Lauren Lumsden, Video Editor
The average Olympic marathon runner covers 90 to 120 miles per week in the months leading up to the event. I’m lucky if I can break out the running man once a month at parties. These athletes go the distance.
Jordan Blumberg, NYC Editor
Sanya Richards-Ross is the favorite to win because she’s the fastest. She’s my favorite because a) we both went to the University of Texas, b) her wedding was on Platinum Weddings, and c) her bob/braid combo looked fantastic at the trials.

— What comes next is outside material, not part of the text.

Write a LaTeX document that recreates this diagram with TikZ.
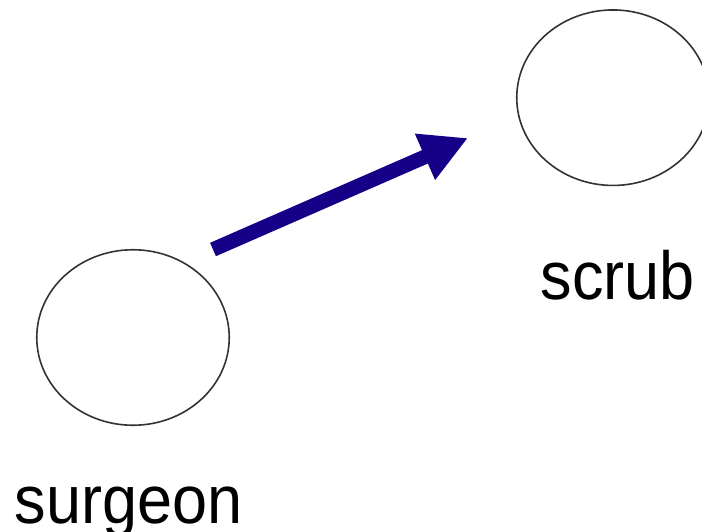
\documentclass[tikz,border=0pt]{standalone}
\usepackage{fontspec}
\setmainfont{Liberation Sans}
\usetikzlibrary{shapes.geometric,arrows.meta}
\definecolor{ringgray}{HTML}{333333}
\definecolor{arrowblue}{RGB}{22,0,136}
\begin{document}
\begin{tikzpicture}[x=1pt,y=-1pt,
	role/.style={draw=ringgray,line width=1.6pt,shape=ellipse,inner sep=0pt,minimum width=192.5pt,minimum height=175.5pt},
	word/.style={anchor=base,inner sep=0pt,font=\fontsize{63}{70}\selectfont,yscale=1.08,transform shape}]
		    	\useasboundingbox (0,0) rectangle (702,532);
		    	\node[role] (SU) at (133,337.5) {};
		    	\node[role] (SC) at (613,97.7) {};
		    	\node[word] (SUL) at (128.5,523) {surgeon};
		    	\node[word] (SCL) at (618,299) {scrub};
		    	\coordinate (AF) at (213,249.5);
		    	\coordinate (AT) at (468,138);
		    	
		    	\draw[arrowblue,line width=14.6pt,-{Triangle[length=47pt,width=47pt]}] (AF)--(AT);
		    \end{tikzpicture}
\end{document}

Emily Warman, Assistant Editor
I watch men’s beach volleyball like a scientist studies genomes: void of emotion and with total precision. There’s nothing about sweaty muscular bodies lunging after balls that piques my interest on an elemental level. Not this girl.
Larkin Clark, Deals Editor
One need only Netflix Forrest Gump to see that the sport is synonymous with precision, agility, and speed. Plus, I’m a sucker for small scale (see: cupcakes, pooches, gizmos). Some call it ping-pong; I call it a match made in heaven.
Stephanie Tabor, Social Media Intern
Props to the women who actually know how to drive a stick. I marvel at their ability to catapult through the air (that — and their biceps).
Jay Blades, Managing Editor
Why would I get excited about sparkles, corny-dramatic music, and sweet dance skills? You might as well ask why rainbows are magical or why it’s fun to dye your Maltese pink.
Jordan Blumberg, NYC Editor
My DVR is programmed to record anything titled “Gymnastics” but not “The Greatest Sport Ever.” That would be redundant.
Allison Hatfield, Copy Chief
Athletics? There’s an event called athletics? Aren’t all the events athletics? I’m confused.